=== GIVEN MATERIAL ===
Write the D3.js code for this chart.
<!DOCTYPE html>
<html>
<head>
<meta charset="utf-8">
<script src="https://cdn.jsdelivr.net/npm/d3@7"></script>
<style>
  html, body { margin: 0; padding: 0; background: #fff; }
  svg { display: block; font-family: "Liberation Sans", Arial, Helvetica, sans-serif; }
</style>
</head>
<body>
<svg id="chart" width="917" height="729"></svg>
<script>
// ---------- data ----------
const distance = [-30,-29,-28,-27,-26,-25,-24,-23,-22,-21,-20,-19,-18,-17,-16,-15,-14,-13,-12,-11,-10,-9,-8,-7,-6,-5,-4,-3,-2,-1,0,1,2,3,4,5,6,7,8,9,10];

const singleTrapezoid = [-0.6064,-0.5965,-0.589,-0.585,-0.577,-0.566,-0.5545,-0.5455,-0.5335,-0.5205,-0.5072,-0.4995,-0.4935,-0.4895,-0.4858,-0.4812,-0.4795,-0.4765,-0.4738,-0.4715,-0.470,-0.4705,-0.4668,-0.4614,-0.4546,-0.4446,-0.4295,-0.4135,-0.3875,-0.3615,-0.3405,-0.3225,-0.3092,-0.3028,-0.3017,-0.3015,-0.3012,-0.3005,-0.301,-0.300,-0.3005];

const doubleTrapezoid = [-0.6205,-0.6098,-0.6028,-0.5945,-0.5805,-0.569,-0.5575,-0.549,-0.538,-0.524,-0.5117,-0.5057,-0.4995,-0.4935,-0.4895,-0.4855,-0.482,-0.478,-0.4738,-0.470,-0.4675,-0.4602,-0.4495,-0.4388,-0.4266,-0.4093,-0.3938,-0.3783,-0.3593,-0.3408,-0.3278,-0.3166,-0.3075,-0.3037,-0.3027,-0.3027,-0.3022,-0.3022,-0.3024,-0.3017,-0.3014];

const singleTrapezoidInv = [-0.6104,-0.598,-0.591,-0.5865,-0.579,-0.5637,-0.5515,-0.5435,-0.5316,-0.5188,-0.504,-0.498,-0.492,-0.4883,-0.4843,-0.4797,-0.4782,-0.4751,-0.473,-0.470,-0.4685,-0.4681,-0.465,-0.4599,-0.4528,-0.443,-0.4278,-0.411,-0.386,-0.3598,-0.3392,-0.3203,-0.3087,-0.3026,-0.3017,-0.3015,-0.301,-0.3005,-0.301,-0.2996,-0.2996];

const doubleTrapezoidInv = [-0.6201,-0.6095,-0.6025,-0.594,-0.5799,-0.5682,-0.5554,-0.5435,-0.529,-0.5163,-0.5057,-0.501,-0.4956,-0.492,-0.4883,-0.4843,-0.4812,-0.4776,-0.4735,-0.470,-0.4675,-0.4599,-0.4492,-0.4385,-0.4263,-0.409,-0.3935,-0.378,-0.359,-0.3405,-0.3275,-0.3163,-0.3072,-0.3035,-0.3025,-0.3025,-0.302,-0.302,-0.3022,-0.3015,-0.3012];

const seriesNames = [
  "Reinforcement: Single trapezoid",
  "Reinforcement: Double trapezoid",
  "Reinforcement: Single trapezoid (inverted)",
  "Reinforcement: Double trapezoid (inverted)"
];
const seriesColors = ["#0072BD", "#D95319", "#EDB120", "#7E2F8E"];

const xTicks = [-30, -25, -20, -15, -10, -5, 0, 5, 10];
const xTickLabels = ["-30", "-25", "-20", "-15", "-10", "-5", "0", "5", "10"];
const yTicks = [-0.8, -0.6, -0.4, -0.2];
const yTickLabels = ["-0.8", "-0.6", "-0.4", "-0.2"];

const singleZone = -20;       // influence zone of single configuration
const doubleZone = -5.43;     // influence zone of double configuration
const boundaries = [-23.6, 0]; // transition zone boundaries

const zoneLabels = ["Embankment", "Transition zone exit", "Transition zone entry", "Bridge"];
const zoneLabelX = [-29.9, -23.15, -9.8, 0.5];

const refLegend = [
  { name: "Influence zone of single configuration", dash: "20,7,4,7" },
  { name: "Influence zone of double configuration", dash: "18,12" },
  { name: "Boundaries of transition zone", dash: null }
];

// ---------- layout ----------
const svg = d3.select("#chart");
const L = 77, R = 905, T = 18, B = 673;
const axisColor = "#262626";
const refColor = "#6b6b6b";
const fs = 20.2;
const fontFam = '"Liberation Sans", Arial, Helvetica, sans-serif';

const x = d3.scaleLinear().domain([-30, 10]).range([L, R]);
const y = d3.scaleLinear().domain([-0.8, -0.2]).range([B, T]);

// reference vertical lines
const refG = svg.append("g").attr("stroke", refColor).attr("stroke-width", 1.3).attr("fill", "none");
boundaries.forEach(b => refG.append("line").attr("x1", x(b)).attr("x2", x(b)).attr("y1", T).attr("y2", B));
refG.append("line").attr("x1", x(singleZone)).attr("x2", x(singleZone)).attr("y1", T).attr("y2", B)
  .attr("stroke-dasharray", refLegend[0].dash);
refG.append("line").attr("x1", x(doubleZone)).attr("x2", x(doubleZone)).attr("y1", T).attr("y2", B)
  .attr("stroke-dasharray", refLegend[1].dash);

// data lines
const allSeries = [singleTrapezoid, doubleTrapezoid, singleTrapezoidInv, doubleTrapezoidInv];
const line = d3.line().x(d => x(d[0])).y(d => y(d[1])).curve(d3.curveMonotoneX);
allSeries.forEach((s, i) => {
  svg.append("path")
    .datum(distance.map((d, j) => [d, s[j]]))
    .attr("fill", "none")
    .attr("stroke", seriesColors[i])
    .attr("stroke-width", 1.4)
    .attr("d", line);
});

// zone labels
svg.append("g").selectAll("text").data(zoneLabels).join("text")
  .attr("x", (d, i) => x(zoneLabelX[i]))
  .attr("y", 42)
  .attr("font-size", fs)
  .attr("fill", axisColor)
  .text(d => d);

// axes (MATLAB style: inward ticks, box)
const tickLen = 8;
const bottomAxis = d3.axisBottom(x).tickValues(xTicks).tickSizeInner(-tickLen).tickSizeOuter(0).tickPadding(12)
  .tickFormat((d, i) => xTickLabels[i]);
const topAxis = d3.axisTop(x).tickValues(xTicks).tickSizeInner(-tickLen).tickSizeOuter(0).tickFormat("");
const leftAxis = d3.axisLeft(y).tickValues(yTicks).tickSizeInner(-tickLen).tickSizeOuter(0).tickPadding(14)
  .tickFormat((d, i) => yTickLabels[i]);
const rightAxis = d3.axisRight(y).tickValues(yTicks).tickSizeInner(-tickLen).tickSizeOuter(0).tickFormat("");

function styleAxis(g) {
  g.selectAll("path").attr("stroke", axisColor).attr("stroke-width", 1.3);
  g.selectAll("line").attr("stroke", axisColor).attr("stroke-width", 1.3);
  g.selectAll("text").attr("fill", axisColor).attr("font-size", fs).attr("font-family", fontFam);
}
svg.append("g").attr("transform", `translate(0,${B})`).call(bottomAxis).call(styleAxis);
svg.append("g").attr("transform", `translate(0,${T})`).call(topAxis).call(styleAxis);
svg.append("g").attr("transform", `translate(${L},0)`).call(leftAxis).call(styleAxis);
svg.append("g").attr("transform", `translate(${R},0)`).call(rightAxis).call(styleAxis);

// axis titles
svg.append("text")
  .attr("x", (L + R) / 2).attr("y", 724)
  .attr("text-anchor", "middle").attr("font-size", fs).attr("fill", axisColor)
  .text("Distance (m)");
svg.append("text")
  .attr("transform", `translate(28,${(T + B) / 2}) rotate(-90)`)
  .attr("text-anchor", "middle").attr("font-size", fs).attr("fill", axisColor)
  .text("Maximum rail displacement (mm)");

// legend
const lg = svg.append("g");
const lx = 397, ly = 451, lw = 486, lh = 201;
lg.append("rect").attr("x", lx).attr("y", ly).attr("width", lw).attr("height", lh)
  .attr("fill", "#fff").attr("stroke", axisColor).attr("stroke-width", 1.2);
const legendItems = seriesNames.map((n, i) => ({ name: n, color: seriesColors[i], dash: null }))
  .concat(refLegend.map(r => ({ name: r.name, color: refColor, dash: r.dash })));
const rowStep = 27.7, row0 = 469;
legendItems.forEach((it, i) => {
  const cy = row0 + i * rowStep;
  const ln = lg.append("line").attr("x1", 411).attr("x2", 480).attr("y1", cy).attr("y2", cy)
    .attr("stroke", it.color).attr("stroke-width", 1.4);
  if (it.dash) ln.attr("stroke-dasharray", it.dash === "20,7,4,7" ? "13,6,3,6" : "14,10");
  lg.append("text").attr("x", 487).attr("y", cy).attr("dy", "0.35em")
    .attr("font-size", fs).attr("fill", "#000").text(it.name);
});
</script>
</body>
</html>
===
__AIM OF THE EXERCISE__. Search the listing above for the string "chart". Copy every line that contains it.

__WRITTEN SOLUTION__.
Write the D3.js code for this chart.
<svg id="chart" width="917" height="729"></svg>
const svg = d3.select("#chart");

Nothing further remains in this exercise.